Central Data Catalog

Citation Information

Type Report
Title Corruption in Serbia 2007: overview of problems and status of reforms
Author(s)
Publication (Day/Month/Year) 2007
Publisher Chr. Michelsen Institute
URL http://bora.cmi.no/dspace/handle/10202/21
Abstract
Corruption is one of the most important problems facing Serbia. While there are some indications
that corruption may have become less rampant in recent years, available evidence suggests that
corruption levels are still high, while trust in key institutions is low. The impact on citizens is
significant: day-to-day corruption can put a substantial strain on the poorest and most marginalized
groups, while frequent scandals involving corruption among highest public officials undermines
people’s, particularly young citizens’, confidence in the future.

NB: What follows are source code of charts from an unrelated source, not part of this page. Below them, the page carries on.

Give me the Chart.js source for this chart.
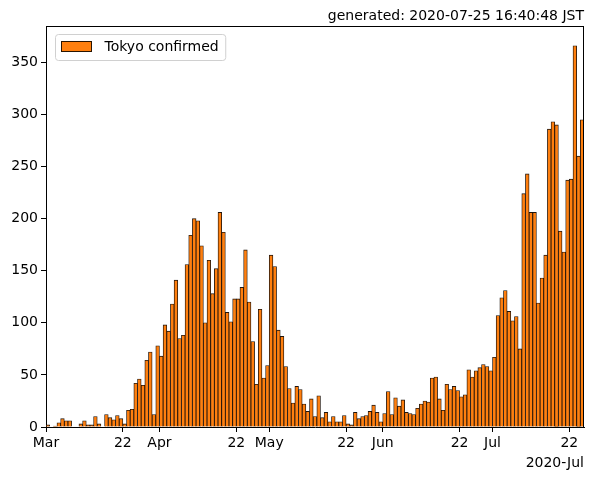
<!DOCTYPE html>
<html>
<head>
<meta charset="utf-8">
<script src="https://cdn.jsdelivr.net/npm/chart.js@4.4.0/dist/chart.umd.min.js"></script>
<style>
html, body { margin: 0; padding: 0; background: #fff; }
#wrap { width: 599px; height: 480px; }
</style>
</head>
<body>
<div id="wrap"><canvas id="chart"></canvas></div>
<script>
const FONT = '"DejaVu Sans", "Noto Sans", sans-serif';

const generatedAt = "generated: 2020-07-25 16:40:48 JST";
const seriesLabel = "Tokyo confirmed";
const offsetLabel = "2020-Jul";

// daily confirmed cases, one per day from 2020-03-01 to 2020-07-25
const confirmed = [
    2, 0, 1, 4, 8, 6, 6, 0, 0, 3, 6, 2, 2, 10, 3, 0, 12, 9, 7, 11, 8, 3,          // Mar 1-22
    16, 17, 42, 46, 40, 64, 72, 12, 78,                                          // Mar 23-31
    68, 98, 92, 118, 141, 85, 88, 156, 184, 200, 198, 174, 100, 160, 128,        // Apr 1-15
    152, 206, 187, 110, 101, 123, 123, 134, 170, 120, 82, 41, 113, 47, 59,       // Apr 16-30
    165, 154, 93, 87, 58, 37, 23, 39, 36, 22, 15, 27, 10, 30, 9, 14,             // May 1-16
    5, 10, 5, 5, 11, 3, 2, 14, 8, 10, 11, 15, 21, 14, 5,                         // May 17-31
    13, 34, 12, 28, 20, 26, 14, 13, 12, 18, 22, 25, 24, 47, 48,                  // Jun 1-15
    27, 16, 41, 36, 39, 35, 29, 31, 55, 48, 54, 57, 60, 58, 54,                  // Jun 16-30
    67, 107, 124, 131, 111, 102, 106, 75, 224, 243, 206, 206, 119,               // Jul 1-13
    143, 165, 286, 293, 290, 188, 168, 237, 238, 366, 260, 295                   // Jul 14-25
];

// tick positions in days since Mar 1 and their labels
const tickDays   = [0, 21, 31, 52, 61, 82, 92, 113, 122, 143];
const tickLabels = ["Mar", "22", "Apr", "22", "May", "22", "Jun", "22", "Jul", "22"];
const yTicks = [0, 50, 100, 150, 200, 250, 300, 350];
const Y_MAX = 385;

const frame = {
    id: "frame",
    afterDatasetsDraw(chart) {
        const { ctx, chartArea: a } = chart;
        ctx.save();
        ctx.strokeStyle = "#000";
        ctx.lineWidth = 1;
        ctx.beginPath();
        ctx.moveTo(a.left, a.top + 0.5);
        ctx.lineTo(a.right, a.top + 0.5);
        ctx.moveTo(a.right - 0.5, a.top);
        ctx.lineTo(a.right - 0.5, a.bottom);
        ctx.stroke();
        ctx.restore();
    },
};

const legendBox = {
    id: "legendBox",
    afterDraw(chart) {
        const { ctx, chartArea: a } = chart;
        const ds = chart.data.datasets[0];
        ctx.save();
        ctx.font = `14px ${FONT}`;
        const x = a.left + 9.5, y = a.top + 8.5;
        const w = 49 + ctx.measureText(ds.label).width + 7, h = 26;
        ctx.beginPath();
        ctx.roundRect(x, y, w, h, 3);
        ctx.fillStyle = "rgba(255,255,255,0.8)";
        ctx.fill();
        ctx.strokeStyle = "#d0d0d0";
        ctx.lineWidth = 1;
        ctx.stroke();
        ctx.fillStyle = ds.backgroundColor;
        ctx.fillRect(x + 6, y + 7, 30, 10);
        ctx.strokeStyle = "#2a1400";
        ctx.strokeRect(x + 6, y + 7, 30, 10);
        ctx.fillStyle = "#000";
        ctx.textBaseline = "middle";
        ctx.fillText(ds.label, x + 49, y + 13);
        ctx.restore();
    },
};

new Chart(document.getElementById("chart"), {
    type: "bar",
    data: {
        datasets: [{
            label: seriesLabel,
            data: confirmed.map((v, i) => ({ x: i + 0.5, y: v })),
            backgroundColor: "#ff7f0e",
            borderColor: "rgba(20,8,0,0.95)",
            borderWidth: 0.85,
            borderSkipped: "start",
            barPercentage: 1,
            categoryPercentage: 1,
        }],
    },
    options: {
        responsive: true,
        maintainAspectRatio: false,
        animation: false,
        layout: { padding: { top: 0, right: 15, left: 0, bottom: 0 } },
        plugins: {
            legend: { display: false },
            tooltip: { enabled: false },
            title: {
                display: true,
                text: generatedAt,
                align: "end",
                color: "#000",
                font: { family: FONT, size: 14, weight: "normal" },
                padding: { top: 8, bottom: 1.2 },
            },
        },
        scales: {
            x: {
                type: "linear",
                min: 0,
                max: confirmed.length,
                offset: false,
                grid: { offset: false, drawOnChartArea: false, drawTicks: true, tickLength: 5, tickColor: "#000" },
                border: { display: true, color: "#000", width: 1 },
                afterBuildTicks: (s) => { s.ticks = tickDays.map(v => ({ value: v })); },
                afterFit: (s) => { s.height = 53; },
                ticks: {
                    color: "#000",
                    font: { family: FONT, size: 14 },
                    padding: 3,
                    maxRotation: 0,
                    autoSkip: false,
                    callback: (v) => tickLabels[tickDays.indexOf(v)],
                },
                title: {
                    display: true,
                    text: offsetLabel,
                    align: "end",
                    color: "#000",
                    font: { family: FONT, size: 14 },
                    padding: { top: 4, bottom: 8.6 },
                },
            },
            y: {
                min: 0,
                max: Y_MAX,
                grid: { drawOnChartArea: false, drawTicks: true, tickLength: 5, tickColor: "#000" },
                border: { display: true, color: "#000", width: 1 },
                afterBuildTicks: (s) => { s.ticks = yTicks.map(v => ({ value: v })); },
                afterFit: (s) => { s.width = 46; },
                ticks: {
                    color: "#000",
                    font: { family: FONT, size: 14 },
                    padding: 3,
                },
            },
        },
    },
    plugins: [frame, legendBox],
});
</script>
</body>
</html>
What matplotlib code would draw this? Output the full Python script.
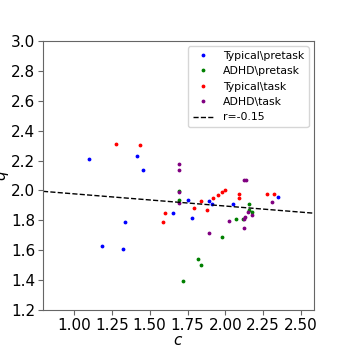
import matplotlib
matplotlib.use("Agg")
import matplotlib.pyplot as plt
import numpy as np

typ_pre_c = [1.097, 1.414, 1.454, 1.335, 1.185, 1.326, 1.652, 1.751, 1.782, 1.892, 1.910, 2.049, 2.348]
typ_pre_q = [2.208, 2.228, 2.137, 1.787, 1.626, 1.608, 1.847, 1.936, 1.817, 1.927, 1.907, 1.907, 1.956]

adhd_pre_c = [1.694, 1.694, 2.159, 2.159, 2.178, 2.119, 2.071, 1.980, 1.822, 1.841, 1.722]
adhd_pre_q = [1.996, 1.936, 1.907, 1.869, 1.855, 1.809, 1.807, 1.686, 1.539, 1.499, 1.396]

typ_task_c = [1.276, 1.438, 1.603, 1.586, 1.793, 1.841, 1.877, 1.919, 1.950, 1.978, 2.000, 2.093, 2.093, 2.274, 2.324]
typ_task_q = [2.313, 2.306, 1.851, 1.786, 1.882, 1.927, 1.871, 1.949, 1.967, 1.987, 2.003, 1.976, 1.947, 1.976, 1.976]

adhd_task_c = [1.694, 1.694, 1.694, 1.694, 2.126, 2.137, 2.311, 2.148, 2.174, 2.132, 2.126, 2.026, 2.126, 1.892]
adhd_task_q = [2.179, 2.135, 1.989, 1.916, 2.070, 2.070, 1.920, 1.855, 1.837, 1.820, 1.811, 1.797, 1.748, 1.713]

fit_slope = -0.0817
fit_intercept = 2.059
fit_label = "r=-0.15"

x_ticks = [1.00, 1.25, 1.50, 1.75, 2.00, 2.25, 2.50]
y_ticks = [1.2, 1.4, 1.6, 1.8, 2.0, 2.2, 2.4, 2.6, 2.8, 3.0]

fig = plt.figure(figsize=(3.49, 3.49), dpi=100)
ax = fig.add_axes([43/349, 1 - 310/349, (314 - 43)/349, (310 - 41)/349])

ms = 3.5
ax.plot(typ_pre_c, typ_pre_q, '.', color='blue', markersize=ms, label='Typical\\pretask')
ax.plot(adhd_pre_c, adhd_pre_q, '.', color='green', markersize=ms, label='ADHD\\pretask')
ax.plot(typ_task_c, typ_task_q, '.', color='red', markersize=ms, label='Typical\\task')
ax.plot(adhd_task_c, adhd_task_q, '.', color='purple', markersize=ms, label='ADHD\\task')

xlim = (0.795, 2.586)
xs = np.array(xlim)
ax.plot(xs, fit_intercept + fit_slope * xs, '--', color='black', linewidth=1, label=fit_label)

ax.set_xlim(*xlim)
ax.set_ylim(1.2, 3.0)
ax.set_xticks(x_ticks)
ax.set_xticklabels([f"{t:.2f}" for t in x_ticks])
ax.set_yticks(y_ticks)
ax.set_yticklabels([f"{t:.1f}" for t in y_ticks])
ax.tick_params(labelsize=11, color='#666666', pad=2)
for s in ax.spines.values():
    s.set_color('#666666')
ax.set_xlabel('$c$', fontsize=11, labelpad=0)
ax.set_ylabel('$q$', fontsize=11, labelpad=0)

ax.legend(loc='upper right', fontsize=7.8, handlelength=2, markerscale=1.0)

fig.savefig('out.png', dpi=100)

Serbia has yet to consolidate its own statehood – it has only recently separated from Montenegro,
and is currently confronting the challenges of Kosovo’s final status. It is a deeply divided society,
experiencing a political deadlock between reformist and anti-reformist forces that has undermined
the reform process. Overcoming it is key to further progress toward EU accession.
Serbia is a country in transition. It is important to tackle corruption systematically to avoid its
becoming institutionalised. However, while good news and perceptions are thin on the ground, we
find that the country is on a positive track in several areas: there are signs of greater control of
public procurement, conflict of interest has begun to be regulated, access to information and
transparency of the government institutions have improved significantly, and the capacity of
enforcement agencies to investigate and prosecute organised crime and corruption is increasing. The
burden of rules and procedures has eased for private business, cutting opportunities for corruption.
However, the political nature of the problem is constant, and more ambitious reforms are often
effectively blocked by entrenched elites. A lasting impact on corruption levels cannot be achieved
without sustained political will at the highest levels of government.